I have had some students who are descendants of Jonathan Judd, of Southampton (where I teach and where the Judds are still prominent), so I was curious about this man. It’s interesting how he seemed to lean back towards the idea of the Monarch for at least lending stability to governance, in contrast to what he saw as mob rule with Shays. This led him to go to Springfield to protect the Supreme Court from the mob. I wonder if he ever changed his mind about the actions of the rebels?

Peace (past and present),
Kevin

PS — my fellow PD facilitators and I have grappled with how to spell Shay’s Rebellion, or Shays’ Rebellion, or Shays Rebellion. The Massachusetts Historical Society notes the difficulty in a common grammar.
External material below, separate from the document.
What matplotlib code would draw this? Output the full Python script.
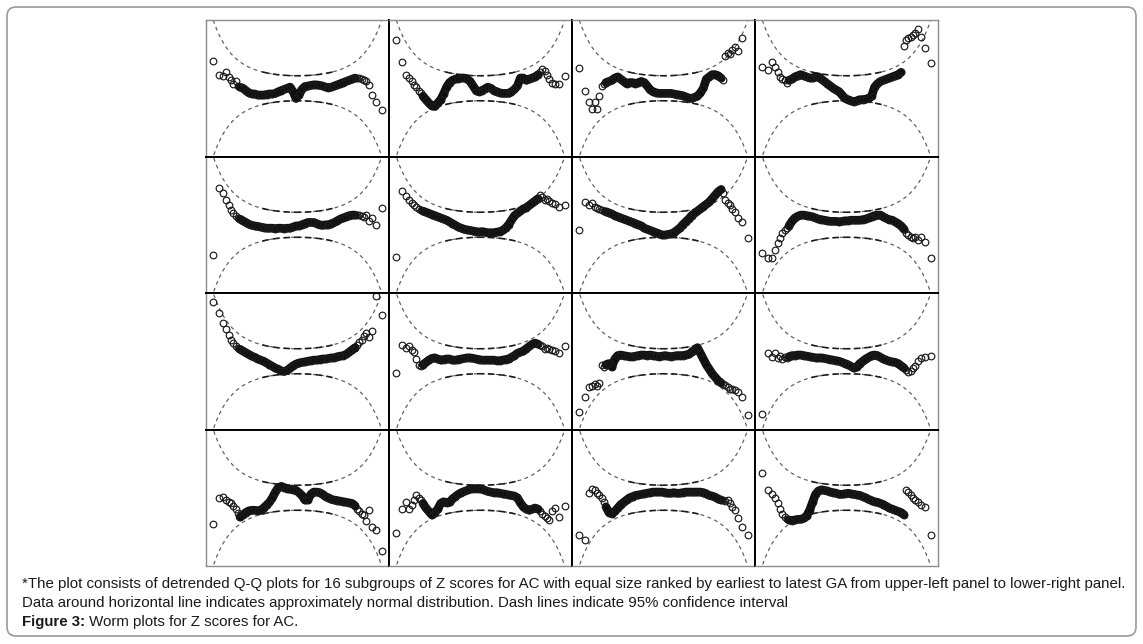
import math
import numpy as np
import matplotlib
matplotlib.use("Agg")
import matplotlib.pyplot as plt
from matplotlib.patches import FancyBboxPatch

# ---------------- data ----------------
N_SUB = 500          # subgroup size (equal size groups)
CI_LEVEL_Z = 1.96    # 95% confidence

# unit normal quantiles (shared by all panels, same subgroup size)
Z = [-2.87, -2.66, -2.53, -2.42, -2.32, -2.24, -2.17, -2.10, -2.03,
     -1.95, -1.85, -1.75, -1.65, -1.55, -1.45, -1.35, -1.25, -1.15, -1.05,
     -0.95, -0.85, -0.75, -0.65, -0.55, -0.45, -0.35, -0.25, -0.15, -0.05,
     0.05, 0.15, 0.25, 0.35, 0.45, 0.55, 0.65, 0.75, 0.85, 0.95,
     1.05, 1.15, 1.25, 1.35, 1.45, 1.55, 1.65, 1.75, 1.85, 1.95,
     2.03, 2.10, 2.17, 2.24, 2.32, 2.42, 2.53, 2.66, 2.87]
DENSE = (9, 49)      # index range of the dense central part of each worm

# deviations (detrended Q-Q), one list per panel, upper-left to lower-right
dev_01 = [0.24, 0.12, 0.11, 0.14, 0.10, 0.07, 0.04, 0.06, 0.02,
          0.01, 0.0, -0.02, -0.04, -0.05, -0.05, -0.06, -0.06, -0.06, -0.055,
          -0.05, -0.05, -0.045, -0.03, -0.02, -0.01, 0.0, 0.01, -0.03, -0.09,
          -0.06, -0.01, 0.015, 0.02, 0.025, 0.03, 0.03, 0.025, 0.02, 0.01,
          0.005, 0.01, 0.02, 0.03, 0.04, 0.05, 0.06, 0.07, 0.08, 0.09,
          0.09, 0.09, 0.08, 0.07, 0.06, 0.03, -0.06, -0.12, -0.19]
dev_02 = [0.42, 0.23, 0.12, 0.09, 0.06, 0.03, 0.01, -0.02, -0.045,
          -0.07, -0.10, -0.13, -0.155, -0.16, -0.13, -0.10, -0.05, 0.01, 0.05,
          0.07, 0.08, 0.085, 0.09, 0.09, 0.08, 0.06, 0.02, -0.02, -0.03,
          -0.02, -0.005, 0.01, 0.0, -0.02, -0.03, -0.04, -0.045, -0.045, -0.045,
          -0.03, -0.01, 0.02, 0.09, 0.09, 0.07, 0.08, 0.09, 0.10, 0.12,
          0.145, 0.17, 0.15, 0.12, 0.08, 0.05, 0.04, 0.035, 0.11]
dev_03 = [0.18, -0.025, -0.12, -0.18, -0.125, -0.18, -0.065, 0.02, 0.04,
          0.05, 0.06, 0.07, 0.09, 0.10, 0.08, 0.06, 0.04, 0.05, 0.05,
          0.04, 0.05, 0.06, 0.05, 0.02, -0.015, -0.03, -0.04, -0.045, -0.045,
          -0.045, -0.045, -0.045, -0.05, -0.055, -0.06, -0.065, -0.075, -0.085, -0.09,
          -0.08, -0.07, -0.04, 0.0, 0.08, 0.10, 0.12, 0.12, 0.11, 0.09,
          0.07, 0.28, 0.31, 0.30, 0.34, 0.36, 0.33, 0.44, 0.70]
dev_04 = [0.19, 0.16, 0.23, 0.19, 0.145, 0.10, 0.08, 0.07, 0.05,
          0.07, 0.08, 0.10, 0.11, 0.12, 0.11, 0.10, 0.09, 0.09, 0.10,
          0.10, 0.08, 0.06, 0.04, 0.02, 0.0, -0.015, -0.03, -0.06, -0.09,
          -0.10, -0.11, -0.12, -0.11, -0.10, -0.10, -0.095, -0.09, -0.07, 0.01,
          0.04, 0.06, 0.07, 0.08, 0.09, 0.10, 0.11, 0.12, 0.14, 0.37,
          0.42, 0.44, 0.45, 0.47, 0.49, 0.52, 0.45, 0.35, 0.22]
dev_05 = [-0.27, 0.32, 0.28, 0.22, 0.17, 0.13, 0.10, 0.08, 0.06,
          0.05, 0.035, 0.02, 0.005, -0.005, -0.01, -0.015, -0.02, -0.025, -0.03,
          -0.03, -0.03, -0.035, -0.03, -0.03, -0.035, -0.03, -0.03, -0.02, -0.01,
          -0.01, 0.0, 0.01, 0.02, 0.02, 0.02, 0.01, 0.0, -0.005, 0.0,
          0.0, 0.01, 0.02, 0.035, 0.05, 0.06, 0.07, 0.08, 0.085, 0.085,
          0.085, 0.09, 0.08, 0.07, 0.09, 0.03, 0.06, 0.0, 0.15]
dev_06 = [-0.285, 0.30, 0.25, 0.22, 0.19, 0.17, 0.155, 0.14, 0.13,
          0.12, 0.11, 0.10, 0.09, 0.08, 0.07, 0.06, 0.05, 0.04, 0.025,
          0.01, -0.005, -0.02, -0.03, -0.04, -0.045, -0.05, -0.055, -0.06, -0.065,
          -0.06, -0.065, -0.07, -0.07, -0.07, -0.065, -0.06, -0.05, -0.03, 0.0,
          0.04, 0.08, 0.10, 0.12, 0.14, 0.15, 0.17, 0.19, 0.21, 0.23,
          0.26, 0.24, 0.22, 0.23, 0.21, 0.19, 0.18, 0.16, 0.17]
dev_07 = [-0.05, 0.20, 0.17, 0.19, 0.16, 0.15, 0.14, 0.13, 0.12,
          0.115, 0.105, 0.095, 0.08, 0.07, 0.06, 0.05, 0.04, 0.03, 0.02,
          0.01, 0.0, -0.01, -0.03, -0.04, -0.05, -0.06, -0.07, -0.08, -0.09,
          -0.09, -0.085, -0.08, -0.07, -0.05, -0.03, 0.0, 0.025, 0.05, 0.08,
          0.10, 0.12, 0.14, 0.16, 0.18, 0.20, 0.23, 0.26, 0.29, 0.31,
          0.28, 0.22, 0.19, 0.17, 0.14, 0.11, 0.06, 0.02, -0.12]
dev_08 = [-0.25, -0.29, -0.29, -0.22, -0.16, -0.12, -0.07, -0.05, -0.03,
          -0.01, 0.03, 0.06, 0.075, 0.085, 0.085, 0.08, 0.075, 0.07, 0.06,
          0.05, 0.045, 0.04, 0.035, 0.03, 0.03, 0.03, 0.025, 0.03, 0.035,
          0.035, 0.04, 0.04, 0.04, 0.04, 0.045, 0.05, 0.06, 0.07, 0.08,
          0.085, 0.085, 0.07, 0.055, 0.045, 0.04, 0.025, 0.01, -0.01, -0.04,
          -0.07, -0.09, -0.11, -0.12, -0.11, -0.13, -0.11, -0.15, -0.29]
dev_09 = [0.52, 0.42, 0.34, 0.28, 0.23, 0.19, 0.16, 0.13, 0.115,
          0.105, 0.09, 0.075, 0.06, 0.045, 0.035, 0.02, 0.01, 0.0, -0.015,
          -0.03, -0.045, -0.06, -0.07, -0.085, -0.09, -0.08, -0.06, -0.04, -0.025,
          -0.015, -0.01, -0.005, 0.0, 0.005, 0.01, 0.01, 0.015, 0.02, 0.02,
          0.025, 0.03, 0.03, 0.04, 0.045, 0.05, 0.06, 0.08, 0.10, 0.12,
          0.14, 0.17, 0.19, 0.22, 0.25, 0.21, 0.27, 0.57, 0.41]
dev_10 = [-0.10, 0.14, 0.12, 0.13, 0.10, 0.08, 0.02, -0.03, -0.04,
          -0.03, -0.01, 0.01, 0.025, 0.03, 0.02, 0.01, 0.015, 0.02, 0.02,
          0.01, 0.01, 0.015, 0.02, 0.025, 0.03, 0.03, 0.025, 0.02, 0.015,
          0.01, 0.01, 0.01, 0.01, 0.01, 0.005, 0.005, 0.01, 0.015, 0.02,
          0.035, 0.05, 0.07, 0.08, 0.09, 0.11, 0.13, 0.15, 0.16, 0.15,
          0.14, 0.13, 0.11, 0.12, 0.11, 0.10, 0.09, 0.07, 0.13]
dev_11 = [-0.45, -0.31, -0.23, -0.22, -0.20, -0.22, -0.19, -0.03, -0.05,
          -0.03, -0.02, -0.05, 0.02, 0.05, 0.055, 0.05, 0.045, 0.04, 0.04,
          0.045, 0.05, 0.055, 0.055, 0.05, 0.055, 0.05, 0.045, 0.04, 0.045,
          0.05, 0.045, 0.04, 0.045, 0.05, 0.05, 0.05, 0.055, 0.06, 0.08,
          0.10, 0.12, 0.07, 0.02, -0.03, -0.07, -0.11, -0.14, -0.17, -0.19,
          -0.20, -0.21, -0.23, -0.24, -0.24, -0.25, -0.27, -0.31, -0.47]
dev_12 = [-0.46, 0.07, 0.04, 0.07, 0.03, 0.05, 0.02, 0.04, 0.03,
          0.04, 0.05, 0.05, 0.055, 0.055, 0.05, 0.045, 0.04, 0.035, 0.03,
          0.03, 0.03, 0.025, 0.02, 0.015, 0.01, 0.005, 0.0, -0.01, -0.02,
          -0.03, -0.045, -0.06, -0.05, -0.02, 0.0, 0.02, 0.035, 0.05, 0.055,
          0.05, 0.035, 0.02, 0.01, 0.0, -0.005, -0.01, -0.02, -0.04, -0.06,
          -0.08, -0.095, -0.09, -0.06, -0.04, 0.0, 0.03, 0.04, 0.05]
dev_13 = [-0.235, -0.005, 0.005, -0.02, -0.035, -0.05, -0.07, -0.10, -0.13,
          -0.17, -0.15, -0.13, -0.115, -0.11, -0.11, -0.115, -0.11, -0.09, -0.065,
          -0.04, 0.0, 0.05, 0.09, 0.10, 0.09, 0.08, 0.075, 0.07, 0.065,
          0.045, 0.02, -0.02, -0.02, 0.03, 0.05, 0.05, 0.045, 0.03, 0.01,
          0.0, -0.015, -0.02, -0.025, -0.03, -0.035, -0.04, -0.045, -0.05, -0.07,
          -0.10, -0.12, -0.14, -0.15, -0.20, -0.11, -0.26, -0.28, -0.47]
dev_14 = [-0.31, -0.10, -0.04, -0.10, -0.065, -0.02, 0.025, 0.0, -0.02,
          -0.05, -0.09, -0.12, -0.15, -0.13, -0.10, -0.05, -0.035, -0.045, -0.04,
          -0.01, 0.01, 0.03, 0.045, 0.055, 0.065, 0.075, 0.08, 0.08, 0.08,
          0.075, 0.065, 0.055, 0.05, 0.045, 0.045, 0.04, 0.035, 0.03, 0.025,
          0.02, 0.015, 0.0, -0.045, -0.08, -0.10, -0.11, -0.10, -0.09, -0.10,
          -0.12, -0.14, -0.16, -0.18, -0.195, -0.12, -0.09, -0.165, -0.07]
dev_15 = [-0.33, -0.37, 0.04, 0.08, 0.07, 0.04, 0.02, 0.0, -0.04,
          -0.08, -0.13, -0.14, -0.12, -0.09, -0.06, -0.04, -0.02, 0.0, 0.01,
          0.02, 0.025, 0.03, 0.035, 0.04, 0.045, 0.05, 0.05, 0.05, 0.05,
          0.045, 0.04, 0.04, 0.045, 0.04, 0.04, 0.045, 0.05, 0.05, 0.05,
          0.05, 0.05, 0.05, 0.045, 0.035, 0.02, 0.015, 0.005, -0.01, -0.02,
          -0.02, -0.03, -0.02, -0.05, -0.08, -0.11, -0.18, -0.26, -0.33]
dev_16 = [0.22, 0.07, 0.03, 0.0, -0.05, -0.10, -0.14, -0.17, -0.19,
          -0.195, -0.20, -0.195, -0.19, -0.19, -0.18, -0.16, -0.11, -0.04, 0.03,
          0.06, 0.07, 0.065, 0.06, 0.05, 0.045, 0.04, 0.03, 0.03, 0.035,
          0.04, 0.035, 0.03, 0.025, 0.02, 0.01, 0.0, -0.015, -0.025, -0.035,
          -0.04, -0.05, -0.06, -0.075, -0.09, -0.10, -0.11, -0.12, -0.13, -0.15,
          0.07, 0.05, 0.025, 0.0, -0.02, -0.04, -0.06, -0.08, -0.33]

panels = [dev_01, dev_02, dev_03, dev_04, dev_05, dev_06, dev_07, dev_08,
          dev_09, dev_10, dev_11, dev_12, dev_13, dev_14, dev_15, dev_16]

caption_1 = ("*The plot consists of detrended Q-Q plots for 16 subgroups of Z scores for AC "
             "with equal size ranked by earliest to latest GA from upper-left panel to lower-right panel.")
caption_2 = ("Data around horizontal line indicates approximately normal distribution. "
             "Dash lines indicate 95% confidence interval")
caption_bold = "Figure 3:"
caption_3 = " Worm plots for Z scores for AC."

# ---------------- figure ----------------
W, H = 1143, 644
fig = plt.figure(figsize=(W / 100, H / 100), dpi=100)
fig.patch.set_facecolor("white")

bg = fig.add_axes([0, 0, 1, 1])
bg.set_xlim(0, W)
bg.set_ylim(H, 0)
bg.axis("off")
bg.add_patch(FancyBboxPatch((7, 7), 1129, 629,
                            boxstyle="round,pad=0,rounding_size=9",
                            fc="white", ec="#9a9a9a", lw=1.2))

# 95% CI band of the worm plot
zg = np.linspace(-3.1, 3.1, 700)
pg = 0.5 * (1 + np.array([math.erf(v / math.sqrt(2)) for v in zg]))
dn = np.exp(-zg ** 2 / 2) / math.sqrt(2 * math.pi)
ci = CI_LEVEL_Z * np.sqrt(pg * (1 - pg) / N_SUB) / dn
mid = np.abs(zg) <= 1.2

Za = np.array(Z)
GRID_L, GRID_T, PW, PH = 206, 20, 183, 136.5
for k, yv in enumerate(panels):
    yv = np.array(yv, dtype=float)
    r, c = divmod(k, 4)
    left = (GRID_L + c * PW) / W
    bottom = 1 - (GRID_T + (r + 1) * PH) / H
    ax = fig.add_axes([left, bottom, PW / W, PH / H])
    ax.set_xlim(-3.1, 3.1)
    ax.set_ylim(-0.6, 0.6)
    ax.set_xticks([])
    ax.set_yticks([])
    for sgn in (1, -1):
        ax.plot(zg, sgn * ci, color="#5a5a5a", lw=0.85, dashes=(3.2, 3))
        ax.plot(zg[mid], sgn * ci[mid], color="#1a1a1a", lw=1.15, dashes=(4.2, 2.5))
    # dense central body of the worm (overlapping points)
    a, b = DENSE
    zd, yd = Za[a:b].copy(), yv[a:b].copy()
    jump = np.abs(np.diff(yd)) > 0.12
    zl, yl = [], []
    for i in range(len(zd)):
        zl.append(zd[i]); yl.append(yd[i])
        if i < len(jump) and jump[i]:
            zl.append(np.nan); yl.append(np.nan)
    ax.plot(zl, yl, color="#0d0d0d", lw=6.2, solid_capstyle="round",
            solid_joinstyle="round")
    ax.plot(Za, yv, "o", mfc="none", mec="#1a1a1a", ms=4.8, mew=0.85)
    outer = {"top": r == 0, "bottom": r == 3, "left": c == 0, "right": c == 3}
    for side, sp in ax.spines.items():
        if outer[side]:
            sp.set_color("#8a8a8a")
            sp.set_linewidth(1.0)
        else:
            sp.set_color("#000000")
            sp.set_linewidth(1.4)

font = dict(family=["Liberation Sans", "DejaVu Sans"], fontsize=10.8, color="#1a1a1a")
bg.text(22, 588, caption_1, va="baseline", ha="left", **font)
bg.text(22, 607, caption_2, va="baseline", ha="left", **font)
tb = bg.text(22, 626, caption_bold, va="baseline", ha="left", weight="bold", **font)
bg.annotate(caption_3, xy=(1, 0), xycoords=tb, va="bottom", ha="left", **font)

fig.savefig("out.png", dpi=100)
The historical folks note:

Grammarians seem to be as divided over how to spell the possessive form of Daniel Shays’/Shays’s name as historians have been over the causes and consequences of “his” rebellion. The Chicago Manual of Style would make it “Shays’s,” but notes, “feelings on these matters sometimes run high.” The Massachusetts Historical Society library conforms to the spelling of Library of Congress subject headings, so has it, “Shays’ Rebellion,” but authors who have written about this topic are almost equally divided. An early history of Pelham, Massachusetts by Charles O. Parmenter gives us an alternative by referring to it as “The Shays Rebellion.”